Les aventures de tonton Javier : Alors qu'ils sont en train de visiter le chantier de leur future boîte de nuit, Bardem explique à Fassbender comment un de leurs amis communs a réussi à bénéficier d'une escapade sexuelle rocambolesque, au prix d'un improbable quiproquo.


Sex Dial : Séparés l'un de l'autre, Cruz et Fassbender se livrent à un petit jeu érotique au téléphone, en buvant du vin. Pas indispensable, mais gentiment sexy.

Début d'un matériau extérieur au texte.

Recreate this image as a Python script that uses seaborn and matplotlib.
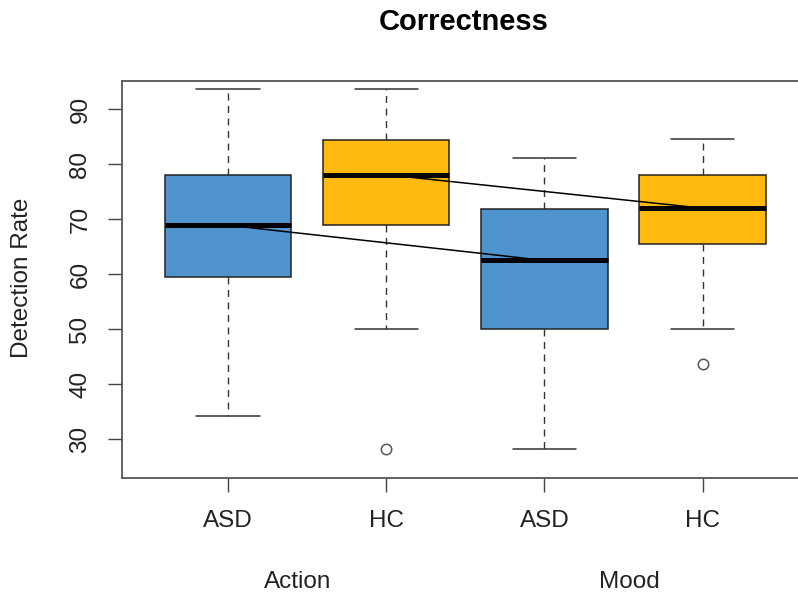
import matplotlib
matplotlib.use("Agg")
import matplotlib.pyplot as plt
import seaborn as sns
import pandas as pd

# ---- data ----
groups = ["ASD", "HC", "ASD", "HC"]
conditions = ["Action", "Action", "Mood", "Mood"]
whisker_low = [34.2, 50.0, 28.1, 50.0]
q1 = [59.4, 68.9, 50.0, 65.5]
medians = [68.9, 78.1, 62.5, 72.0]
q3 = [78.0, 84.5, 71.9, 78.0]
whisker_high = [93.7, 93.7, 81.2, 84.6]
outliers = [[], [28.2], [], [43.7]]
box_colors = ["#4F94CD", "#FFB90F", "#4F94CD", "#FFB90F"]
y_ticks = [30, 40, 50, 60, 70, 80, 90]
condition_labels = ["Action", "Mood"]

sns.set_theme(style="white")
plt.rcParams["font.family"] = ["Liberation Sans", "DejaVu Sans"]

W, H = 798, 597
fig = plt.figure(figsize=(W / 100, H / 100), dpi=100)
ax = fig.add_axes([122 / W, 1 - 478 / H, 685 / W, 397 / H])

positions = list(range(len(groups)))
stats = []
for i in positions:
    stats.append(dict(med=medians[i], q1=q1[i], q3=q3[i],
                      whislo=whisker_low[i], whishi=whisker_high[i],
                      fliers=outliers[i], label=groups[i]))

res = ax.bxp(stats, positions=positions, widths=0.8, capwidths=0.4,
             patch_artist=True, showfliers=True,
             boxprops=dict(edgecolor="#222222", linewidth=1.1),
             medianprops=dict(color="black", linewidth=3.6, solid_capstyle="butt"),
             whiskerprops=dict(color="#333333", linewidth=1.0, linestyle=(0, (5, 4))),
             capprops=dict(color="#333333", linewidth=1.1),
             flierprops=dict(marker="o", markerfacecolor="white",
                             markeredgecolor="#555555", markersize=7.5,
                             markeredgewidth=1.1))
for patch, c in zip(res["boxes"], box_colors):
    patch.set_facecolor(c)

# lines connecting medians of same group across conditions
df = pd.DataFrame({"pos": positions, "median": medians, "group": groups})
sns.lineplot(data=df, x="pos", y="median", units="group", estimator=None,
             color="black", linewidth=1.1, ax=ax, legend=False, sort=True)

ax.set_xlim(-0.67, 3.66)
ax.set_ylim(22.9, 95.15)
ax.set_xticks(positions)
ax.set_xticklabels(groups)
ax.set_yticks(y_ticks)
ax.set_yticklabels([str(t) for t in y_ticks])
ax.set_xlabel("")
ax.set_ylabel("")
ax.tick_params(axis="both", which="both", bottom=True, left=True, length=10,
               width=1.0, color="#444444", labelsize=17.5, labelcolor="#222222",
               direction="out")
ax.tick_params(axis="x", pad=13)
ax.tick_params(axis="y", pad=12, labelrotation=90)
for lab in ax.get_yticklabels():
    lab.set_va("center")
for sp in ax.spines.values():
    sp.set_visible(True)
    sp.set_color("#555555")
    sp.set_linewidth(1.3)

# condition labels under groups
trans = ax.get_xaxis_transform()
ax.text(0.44, (478 - 582) / 397, condition_labels[0], transform=trans,
        ha="center", va="center", fontsize=17.5, color="#222222")
ax.text(2.54, (478 - 582) / 397, condition_labels[1], transform=trans,
        ha="center", va="center", fontsize=17.5, color="#222222")

fig.text(464 / W, 1 - 22 / H, "Correctness", ha="center", va="center",
         fontsize=21, fontweight="bold", color="black")
fig.text(22 / W, 1 - 278 / H, "Detection Rate", ha="center", va="center",
         rotation=90, fontsize=17.5, color="#222222")

fig.savefig("out.png", dpi=100)
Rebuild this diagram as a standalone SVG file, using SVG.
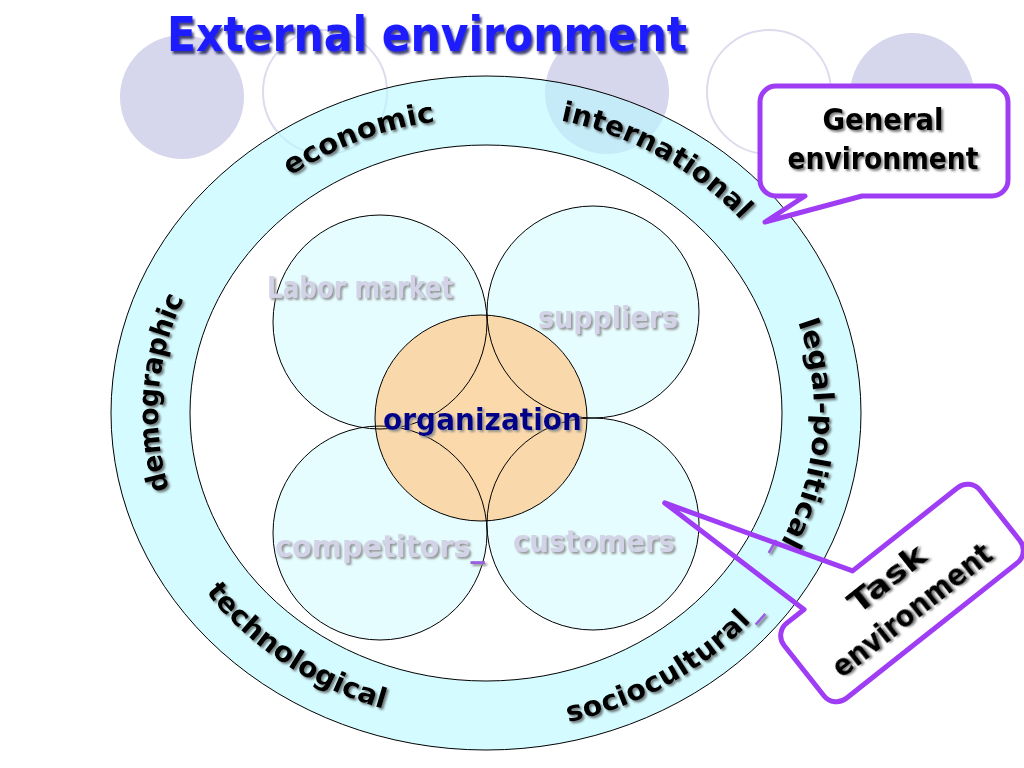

Le poisson-chat baveux : La conclusion de l'ahurissante séquence de sexe sur pare-brise, où l'on apprend notamment comment Javier Bardem aura fait pour nettoyer sa voiture un tantinet souillée...

 

Cougar au barbecue : Bref et inutile passage où l'on en apprend un peu plus sur le sort des fauves de Malkina.

 

Rien ne sert de mourir, il faut saigner à point : La dernière scène de Brad Pitt est largement augmentée. Plus saignante, elle est de surcroit gratifiée d'un gag final particulièrement grotesque, qui nous donne à voir le fonctionnement du bolito jusqu'à son terme.


Vous l'aurez compris, cette nouvelle vision de Cartel ne modifiera pas drastiquement votre opinion sur le film. Les malheureux qui n'y virent qu'un pensum maladroit en seront pour leurs frais, tandis que les autres loueront une œuvre abyssale, chant du cygne d'une civilisation à la dérive. Une chose est sûre, on comprend mieux au vu du ton infiniment dépressif et glauque de ce montage que la production ait jugé sage de trancher dans le film, quitte à le priver de dialogues étonnants. Si vous avez toujours rêver de voir Penelope Cruz réclamer un fingerfuck à corps et à cris, ou Brad Pitt perdre la tête, cette édition est faite pour vous.